Kinellan Clarsach Fish head carving
A Modern clarsach based partly on the Lamont Harp, one of the surviving Irish/Scots clarsachs of the 1400 and 1500's, with superb carving by Alice Margerum. Such great clarsachs have a carvings representing double headed fish on the pillar. This image is taken from the Book of Kells.
Strictly speaking, it's more recent than the medieval clarsachs in design, as the very top part is higher. They are called low-headed, this is high headed. Enough of this jargon.
Neither of these photos does justice to the lovely quality of the woodwork.

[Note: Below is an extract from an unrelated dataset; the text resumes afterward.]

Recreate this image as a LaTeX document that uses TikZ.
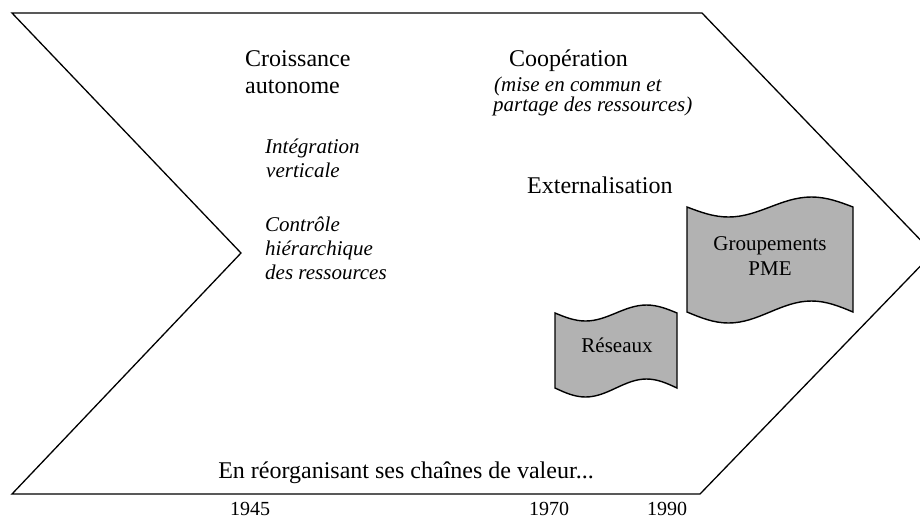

You can see the double headed salmon on the Queen Mary Clarsach too.
2 medieval harps Two medieval harps, one wire strung, (the nearer one), one gut strung. They both have straps to make playing and standing up easier.
Double strung harp A Double harp. Most harps have a single row of strings. This one has two rows side by side... I know you can't see that detail here, believe me!
(I am hoping to get a better photo or two up here soon ..ish!)
This was to allow the harper to play more notes - just as a keyboard now has black and white notes.
This harp is about 150 cm. tall. That's still less than a modern pedal harp, which is about 180 cm. or so.